The essential idea is the same my post in June. Nothing about
the existing SeqIO framework is changed (so this won't break
anything). For each file we scan though it looking for new records,
not the file offset, and extract the identifier string. These are stored
in a normal (private) Python dictionary. On requesting a record, we
seek to the appropriate offset and parse the data into a SeqRecord.
For simple file formats we can do this by calling Bio.SeqIO.parse().

For complex file formats (such as SFF files, or anything else with
important information in a header), the implementation is a little
more complicated - but we can provide the same API to the user.

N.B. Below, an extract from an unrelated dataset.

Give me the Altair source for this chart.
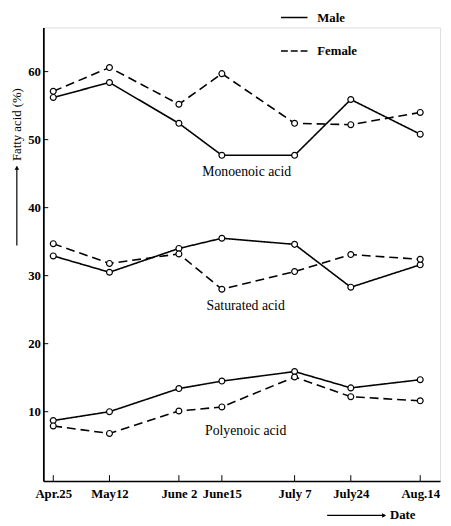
import altair as alt
import pandas as pd

# ---- data ----
date_labels = ["Apr.25", "May12", "June 2", "June15", "July 7", "July24", "Aug.14"]
day_numbers = [0, 17, 38, 51, 73, 90, 111]  # days after Apr. 25

mono_male = [56.2, 58.4, 52.4, 47.7, 47.7, 55.9, 50.8]
mono_female = [57.1, 60.6, 55.2, 59.7, 52.4, 52.2, 54.0]
sat_male = [32.9, 30.5, 34.0, 35.5, 34.6, 28.3, 31.6]
sat_female = [34.7, 31.8, 33.2, 28.0, 30.6, 33.1, 32.4]
poly_male = [8.7, 10.0, 13.4, 14.5, 15.9, 13.5, 14.7]
poly_female = [7.9, 6.8, 10.1, 10.7, 15.1, 12.2, 11.6]

acid_names = ["Monoenoic acid", "Saturated acid", "Polyenoic acid"]
sexes = ["Male", "Female"]
label_day = [58.5, 58.2, 58.2]
label_value = [45.3, 25.6, 7.2]
y_ticks = [10, 20, 30, 40, 50, 60]
y_title = "Fatty acid (%)"
x_title = "Date"

FONT = "Times New Roman, Liberation Serif, serif"

series = {
    "Monoenoic acid": (mono_male, mono_female),
    "Saturated acid": (sat_male, sat_female),
    "Polyenoic acid": (poly_male, poly_female),
}
rows = []
for acid in acid_names:
    for sex, vals in zip(sexes, series[acid]):
        for d, lab, v in zip(day_numbers, date_labels, vals):
            rows.append({"acid": acid, "sex": sex, "day": d, "label": lab, "value": v})
df = pd.DataFrame(rows)

label_expr = "".join(f"datum.value == {d} ? '{l}' : " for d, l in zip(day_numbers, date_labels)) + "''"

xscale = alt.Scale(domain=[-3, 117], nice=False, zero=False)
yscale = alt.Scale(domain=[-0.2, 66.5], nice=False, zero=False)
xaxis = alt.Axis(values=day_numbers, labelExpr=label_expr, title=None, grid=False,
                 ticks=False, tickSize=0, labelPadding=7, labelFont=FONT,
                 labelFontSize=13, labelFontWeight="bold", labelColor="black",
                 domainColor="black", domainWidth=1.5, labelOverlap=False)
yaxis = alt.Axis(values=y_ticks, title=None, grid=False, ticks=False, tickSize=0,
                 labelPadding=3, labelFont=FONT, labelFontSize=13,
                 labelFontWeight="bold", labelColor="black",
                 domainColor="black", domainWidth=1.8)


def X(field):
    return alt.X(field, scale=xscale, axis=xaxis)


def Y(field):
    return alt.Y(field, scale=yscale, axis=yaxis)


dash = alt.StrokeDash("sex:N", scale=alt.Scale(domain=sexes, range=[[1, 0], [9, 5]]), legend=None)

lines = alt.Chart(df).mark_line(color="black", strokeWidth=1.6).encode(
    x=X("day:Q"), y=Y("value:Q"), detail="acid:N", strokeDash=dash, order="day:Q"
)
points = alt.Chart(df).mark_point(shape="circle", filled=True, fill="white", stroke="black",
                                  strokeWidth=1.2, size=36, opacity=1).encode(
    x=X("day:Q"), y=Y("value:Q")
)

ann_df = pd.DataFrame({"acid": acid_names, "day": label_day, "value": label_value})
annotations = alt.Chart(ann_df).mark_text(font=FONT, fontSize=14, color="black",
                                          align="center", baseline="middle").encode(
    x=X("day:Q"), y=Y("value:Q"), text="acid:N"
)

ytick_df = pd.DataFrame({"tick": y_ticks})
yticks = alt.Chart(ytick_df).mark_rule(color="black", strokeWidth=1).encode(
    y=Y("tick:Q"), x=alt.value(0), x2=alt.value(5)
)
xtick_df = pd.DataFrame({"day": day_numbers})
xticks = alt.Chart(xtick_df).mark_rule(color="black", strokeWidth=1).encode(
    x=X("day:Q"), y=alt.value(462), y2=alt.value(456)
)

# y axis title with arrow
ytitle_df = pd.DataFrame({"t": [y_title]})
ytitle = alt.Chart(ytitle_df).mark_text(font=FONT, fontSize=13, angle=270, color="black",
                                        align="center", baseline="middle").encode(
    text="t:N", x=alt.value(-27), y=alt.value(99)
)
yarrow = alt.Chart(ytitle_df).mark_rule(color="black", strokeWidth=1.2).encode(
    x=alt.value(-27), y=alt.value(142), y2=alt.value(222)
)
yarrow_head = alt.Chart(ytitle_df).mark_point(shape="triangle-up", filled=True, color="black",
                                              size=22, opacity=1).encode(
    x=alt.value(-27), y=alt.value(143)
)

# x axis title with arrow
xtitle_df = pd.DataFrame({"t": [x_title]})
xtitle = alt.Chart(xtitle_df).mark_text(font=FONT, fontSize=13, fontWeight="bold", color="black",
                                        align="left", baseline="middle").encode(
    text="t:N", x=alt.value(353), y=alt.value(497)
)
xarrow = alt.Chart(xtitle_df).mark_rule(color="black", strokeWidth=1.2).encode(
    x=alt.value(289), x2=alt.value(348), y=alt.value(497)
)
xarrow_head = alt.Chart(xtitle_df).mark_point(shape="triangle-right", filled=True, color="black",
                                              size=22, opacity=1).encode(
    x=alt.value(347), y=alt.value(497)
)

# legend drawn by hand
legend_layers = []
for i, sex in enumerate(sexes):
    ly = -10 + 34 * i
    ldf = pd.DataFrame({"sex": [sex]})
    legend_layers.append(
        alt.Chart(ldf).mark_rule(color="black", strokeWidth=1.6,
                                 strokeDash=[1, 0] if i == 0 else [7, 3]).encode(
            x=alt.value(242), x2=alt.value(269), y=alt.value(ly)
        )
    )
    legend_layers.append(
        alt.Chart(ldf).mark_text(font=FONT, fontSize=13, fontWeight="bold", color="black",
                                 align="left", baseline="middle").encode(
            text="sex:N", x=alt.value(279), y=alt.value(ly)
        )
    )

chart = alt.layer(
    lines, points, annotations, yticks, xticks,
    ytitle, yarrow, yarrow_head, xtitle, xarrow, xarrow_head, *legend_layers
).properties(
    width=404, height=462,
    padding={"left": 36, "top": 15, "right": 3, "bottom": 41},
    autosize=alt.AutoSizeParams(type="none"),
).configure_view(stroke=None).configure(background="white")

chart.save("out.html", embed_options={"renderer": "svg", "actions": False})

Note that the indexing step does not fully parse the file, and
thus may ignore corrupt/invalid records. Only when (if) they are
accessed will this trigger a parser error. This is a shame, but
means the indexing can (in general) be done very fast.

I am proposing to merge all of this (except the SFF file support),
but would welcome feedback (even after a merger). I already
have basic unit tests, covering the following SeqIO file formats:
"ace", "embl", "fasta", "fastq" (all three variants), "genbank"/"gb",
"ig", "phd", "pir", and "swiss" (plus "sff" but I don't think that
parser is ready to be checked in yet).

An example using the new code, this takes just a few seconds
to index this 238MB GenBank file, and record access is almost
instant:

>>> from Bio import SeqIO
>>> gb_dict = SeqIO.indexed_dict("gbpln1.seq", "gb")
>>> len(gb_dict)
59918
>>> gb_dict.keys()[:5]
['AB246540.1', 'AB038764.1', 'AB197776.1', 'AB036027.1', 'AB161026.1']
>>> record = gb_dict["AB433451.1"]
>>> print record.id, len(record), len(record.features)
AB433451.1 590 2

And using a 1.3GB FASTQ file, indexing is about a minute, and
again, record access is almost instant:

>>> from Bio import SeqIO
>>> fq_dict = SeqIO.indexed_dict("SRR001666_1.fastq", "fastq")
>>> len(fq_dict)
7047668
>>> fq_dict.keys()[:4]
['SRR001666.2320093', 'SRR001666.2320092', 'SRR001666.1250635',
'SRR001666.2354360']
>>> record = fq_dict["SRR001666.2765432"]
>>> print record.id, record.seq
SRR001666.2765432 CTGGCGGCGGTGCTGGAAGGACTGACCCGCGGCATC

Peter